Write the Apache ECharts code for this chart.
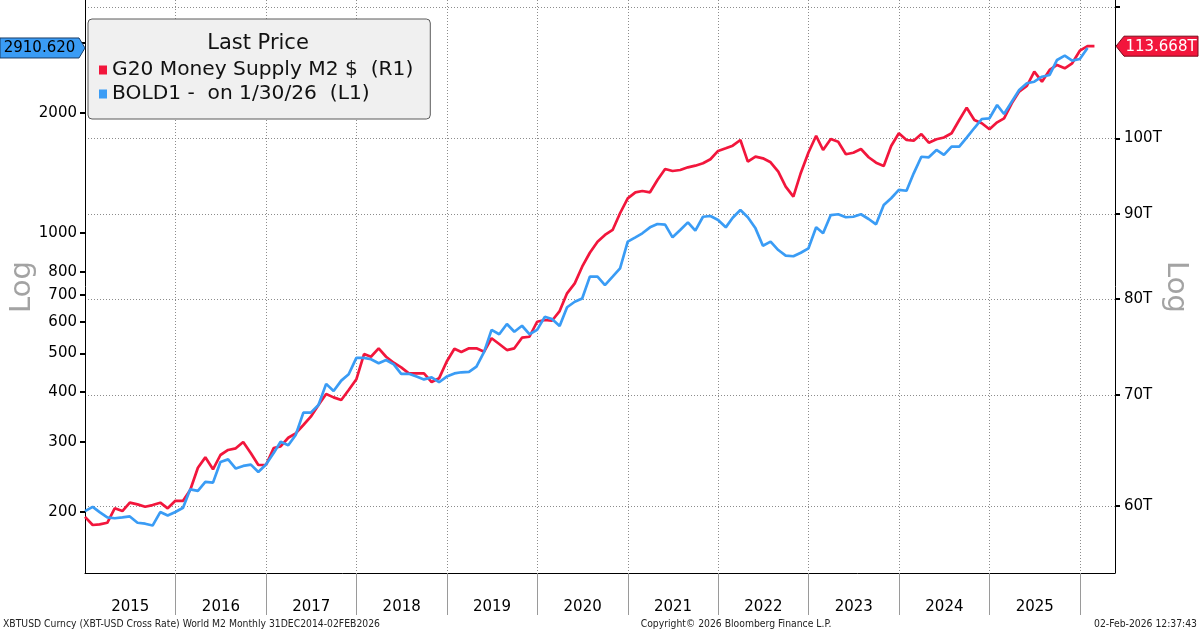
<!DOCTYPE html>
<html>
<head>
<meta charset="utf-8">
<script src="https://cdn.jsdelivr.net/npm/echarts@6.0.0/dist/echarts.min.js"></script>
<style>
html,body{margin:0;padding:0;background:#fff;}
#chart{width:1200px;height:629px;}
</style>
</head>
<body>
<div id="chart"></div>
<script>
// ---------- data ----------
const seriesNames = ['G20 Money Supply M2 $  (R1)', 'BOLD1 -  on 1/30/26  (L1)'];
// monthly observations, first one is end of Dec 2014
const firstYear = 2014, firstMonthIndex = 11;
// G20 Money Supply M2, USD trillions (right axis)
const m2Values = [
  59.11, 58.44, 58.49, 58.62, 59.81, 59.58, 60.28, 60.14, 59.94, 60.08,
  60.28, 59.81, 60.44, 60.44, 61.35, 63.28, 64.20, 63.14, 64.41, 64.86,
  65.01, 65.58, 64.56, 63.52, 63.52, 65.04, 65.19, 65.97, 66.38, 67.15,
  67.93, 69.04, 70.10, 69.78, 69.52, 70.50, 71.55, 74.11, 73.83, 74.70,
  73.83, 73.22, 72.75, 72.15, 72.15, 72.15, 71.28, 71.65, 73.34, 74.65,
  74.32, 74.70, 74.70, 74.35, 75.75, 75.15, 74.52, 74.70, 75.81, 75.91,
  77.51, 77.70, 77.62, 78.67, 80.63, 81.76, 83.67, 85.31, 86.63, 87.44,
  88.05, 90.12, 92.01, 92.78, 92.95, 92.78, 94.38, 95.84, 95.57, 95.70,
  96.06, 96.28, 96.60, 97.14, 98.27, 98.63, 98.99, 99.78, 96.82, 97.49,
  97.27, 96.73, 95.48, 93.51, 92.22, 95.31, 98.06, 100.36, 98.40, 99.92,
  99.54, 97.82, 98.03, 98.54, 97.41, 96.68, 96.24, 98.95, 100.71, 99.78,
  99.68, 100.61, 99.41, 99.88, 100.13, 100.71, 102.59, 104.36, 102.59, 102.12,
  101.27, 102.26, 102.83, 105.00, 106.71, 107.55, 109.71, 108.20, 109.97, 110.74,
  110.23, 111.00, 112.96, 113.668, 113.668
];
// BOLD1 (left axis)
const boldValues = [
  201, 206, 200, 194, 193, 194, 195, 188, 187, 185,
  200, 196, 200, 205, 228, 226, 238, 237, 267, 271,
  257, 261, 263, 252, 263, 281, 300, 294, 312, 355,
  355, 371, 419, 402, 427, 443, 487, 487, 483, 472,
  481, 469, 444, 444, 437, 430, 435, 423, 437, 445,
  448, 449, 463, 504, 572, 558, 592, 566, 586, 558,
  572, 617, 609, 585, 652, 673, 686, 778, 778, 741,
  778, 816, 952, 976, 999, 1034, 1054, 1050, 976, 1018,
  1064, 1014, 1099, 1104, 1079, 1034, 1093, 1143, 1096, 1028,
  930, 952, 907, 878, 875, 893, 916, 1034, 999, 1110,
  1115, 1096, 1099, 1115, 1085, 1052, 1176, 1223, 1283, 1277,
  1412, 1554, 1549, 1616, 1570, 1647, 1647, 1736, 1834, 1932,
  1940, 2095, 1989, 2135, 2284, 2374, 2396, 2466, 2491, 2716,
  2784, 2705, 2732, 2910.62
];
const leftTickValues = [200, 300, 400, 500, 600, 700, 800, 1000, 2000, 3000];
const leftLabelValues = [200, 300, 400, 500, 600, 700, 800, 1000, 2000];
const rightTickValues = [60, 70, 80, 90, 100, 120];
const rightLabelValues = [60, 70, 80, 90, 100];
const yearLabels = [2015, 2016, 2017, 2018, 2019, 2020, 2021, 2022, 2023, 2024, 2025];
const yearBoundaryYears = [2016, 2017, 2018, 2019, 2020, 2021, 2022, 2023, 2024, 2025, 2026];
const lastBold = 2910.620;
const lastM2 = 113.668;

// ---------- build ----------
const RED = '#f2163c';
const BLUE = '#3a9cf5';
const FONT = "'DejaVu Sans', Verdana, sans-serif";
const NARROW = "'DejaVu Sans Condensed', 'Liberation Sans Narrow', 'DejaVu Sans', sans-serif";

function monthEnd(i) {
  return Date.UTC(firstYear, firstMonthIndex + i + 1, 0);
}
const m2Data = m2Values.map((v, i) => [monthEnd(i), v]);
const boldData = boldValues.map((v, i) => [monthEnd(i), v]);
const yearBoundaries = yearBoundaryYears.map(y => Date.UTC(y, 0, 1));
const yearMids = yearLabels.map(y => Date.UTC(y, 6, 2));
const xMin = Date.UTC(2014, 11, 31);
const xMax = Date.UTC(2026, 4, 22);

const chart = echarts.init(document.getElementById('chart'), null, {renderer: 'canvas'});

const dotted = {color: '#8c8c8c', width: 1, type: [1, 2]};

chart.setOption({
  animation: false,
  backgroundColor: '#ffffff',
  grid: {left: 85, right: 85, top: 0, bottom: 56, containLabel: false},
  legend: {
    data: seriesNames,
    orient: 'vertical',
    left: 88,
    top: 19,
    icon: 'rect',
    itemWidth: 8,
    itemHeight: 9,
    itemGap: 4,
    padding: [41, 17, 15, 11],
    backgroundColor: '#f0f0f0',
    borderColor: '#5a5a5a',
    borderWidth: 1,
    borderRadius: 4,
    selectedMode: false,
    textStyle: {fontFamily: FONT, fontSize: 20.2, color: '#111', lineHeight: 20}
  },
  xAxis: {
    type: 'value',
    min: xMin,
    max: xMax,
    axisLine: {show: true, lineStyle: {color: '#000', width: 1}},
    axisTick: {show: true, customValues: yearBoundaries, length: 42, inside: false,
               lineStyle: {color: '#9a9a9a', width: 1}},
    axisLabel: {show: true, customValues: yearMids, margin: 27, fontSize: 15,
                fontFamily: FONT, color: '#000',
                formatter: v => String(new Date(v).getUTCFullYear())},
    splitLine: {show: true, lineStyle: dotted},
    minorTick: {show: false},
    minorSplitLine: {show: false}
  },
  yAxis: [
    {
      type: 'log', logBase: 10, position: 'left',
      min: 140.7, max: 3839,
      axisLine: {show: true, lineStyle: {color: '#000', width: 1}},
      axisTick: {show: true, customValues: leftTickValues, length: 5, inside: false,
                 lineStyle: {color: '#000', width: 2}},
      axisLabel: {show: true, customValues: leftLabelValues, margin: 8, fontSize: 15,
                  fontFamily: FONT, color: '#000', formatter: v => String(Math.round(v))},
      splitLine: {show: false},
      minorTick: {show: false},
      minorSplitLine: {show: false}
    },
    {
      type: 'log', logBase: 10, position: 'right',
      min: 54.67, max: 121.2,
      axisLine: {show: true, lineStyle: {color: '#000', width: 1}},
      axisTick: {show: true, customValues: rightTickValues, length: 5, inside: false,
                 lineStyle: {color: '#000', width: 2}},
      axisLabel: {show: true, customValues: rightLabelValues, margin: 9, fontSize: 15,
                  fontFamily: FONT, color: '#000', formatter: v => Math.round(v) + 'T'},
      splitLine: {show: true, lineStyle: dotted},
      minorTick: {show: false},
      minorSplitLine: {show: false}
    }
  ],
  series: [
    {
      name: seriesNames[0], type: 'line', yAxisIndex: 1, data: m2Data,
      symbol: 'none', showSymbol: false, z: 3,
      lineStyle: {color: RED, width: 2.7}, itemStyle: {color: RED}
    },
    {
      name: seriesNames[1], type: 'line', yAxisIndex: 0, data: boldData,
      symbol: 'none', showSymbol: false, z: 4,
      lineStyle: {color: BLUE, width: 2.7}, itemStyle: {color: BLUE}
    }
  ]
});

// last-value tags positioned through the axes' own scales
const yB = chart.convertToPixel({yAxisIndex: 0}, lastBold);
const yM = chart.convertToPixel({yAxisIndex: 1}, lastM2);
const xL = chart.convertToPixel({xAxisIndex: 0}, xMin);
const xR = chart.convertToPixel({xAxisIndex: 0}, xMax);

chart.setOption({
  graphic: [
    {type: 'text', x: 258, y: 44, z: 100,
     style: {text: 'Last Price', font: "21px " + FONT, fill: '#111', align: 'center', verticalAlign: 'middle'}},
    {type: 'polygon', z: 100,
     shape: {points: [[0, yB - 10], [xL - 6, yB - 10], [xL, yB], [xL - 6, yB + 10], [0, yB + 10]]},
     style: {fill: BLUE, stroke: '#1d3f66', lineWidth: 1}},
    {type: 'text', x: (xL - 6) / 2, y: yB + 0.5, z: 101,
     style: {text: lastBold.toFixed(3), font: "15px " + FONT, fill: '#000', align: 'center', verticalAlign: 'middle'}},
    {type: 'polygon', z: 100,
     shape: {points: [[xR + 1, yM], [xR + 9, yM - 10], [1198, yM - 10], [1198, yM + 10], [xR + 9, yM + 10]]},
     style: {fill: RED, stroke: '#7a0a1c', lineWidth: 1}},
    {type: 'text', x: (xR + 9 + 1198) / 2, y: yM + 0.5, z: 101,
     style: {text: lastM2.toFixed(3) + 'T', font: "15px " + FONT, fill: '#fff', align: 'center', verticalAlign: 'middle'}},
    {type: 'text', x: 22, y: 287, rotation: Math.PI / 2, z: 50,
     style: {text: 'Log', font: "29px " + FONT, fill: '#a3a3a3', align: 'center', verticalAlign: 'middle'}},
    {type: 'text', x: 1176, y: 287, rotation: -Math.PI / 2, z: 50,
     style: {text: 'Log', font: "29px " + FONT, fill: '#a3a3a3', align: 'center', verticalAlign: 'middle'}},
    {type: 'text', x: 3, y: 624, z: 50,
     style: {text: 'XBTUSD Curncy (XBT-USD Cross Rate) World M2 Monthly 31DEC2014-02FEB2026',
             font: "10.3px " + NARROW, fill: '#222', align: 'left', verticalAlign: 'middle'}},
    {type: 'text', x: 736, y: 624, z: 50,
     style: {text: 'Copyright\u00A9 2026 Bloomberg Finance L.P.',
             font: "10.3px " + NARROW, fill: '#222', align: 'center', verticalAlign: 'middle'}},
    {type: 'text', x: 1197, y: 624, z: 50,
     style: {text: '02-Feb-2026 12:37:43',
             font: "10.3px " + NARROW, fill: '#222', align: 'right', verticalAlign: 'middle'}}
  ]
});
</script>
</body>
</html>
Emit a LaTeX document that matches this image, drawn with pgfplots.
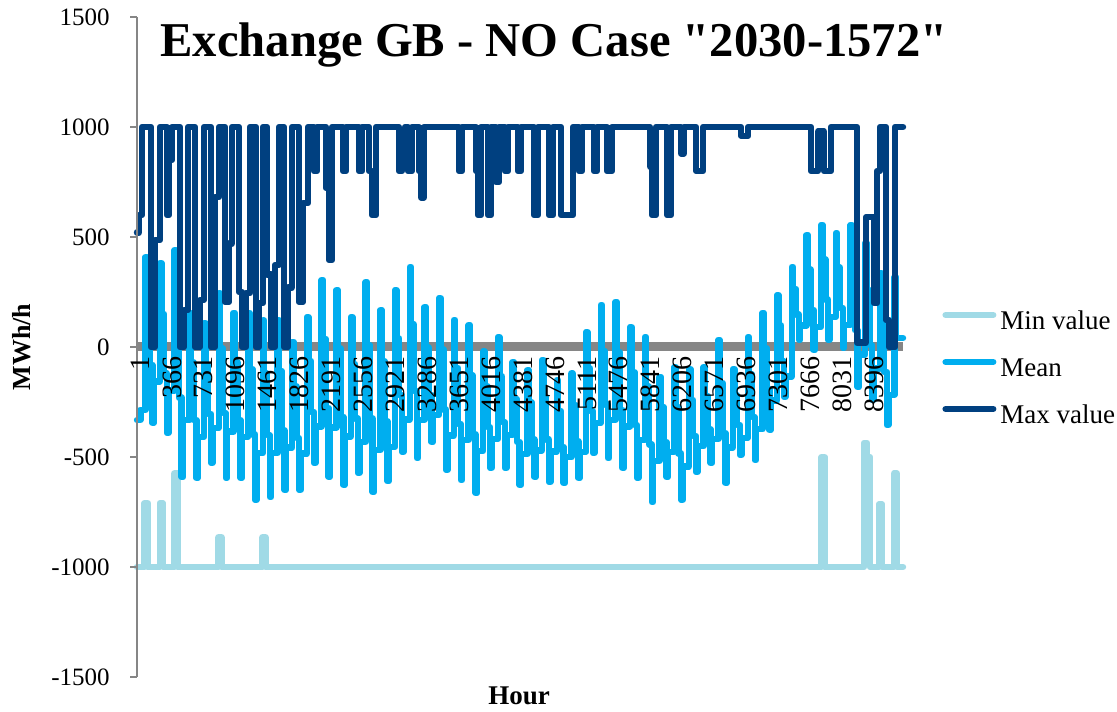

####################

## Exercise task
Leave out every line without the string "document" and copy the rest.

## Response to this task
const chart = echarts.init(document.getElementById('chart'), null, {renderer: 'canvas'});
Emit a LaTeX document that matches this image, drawn with pgfplots.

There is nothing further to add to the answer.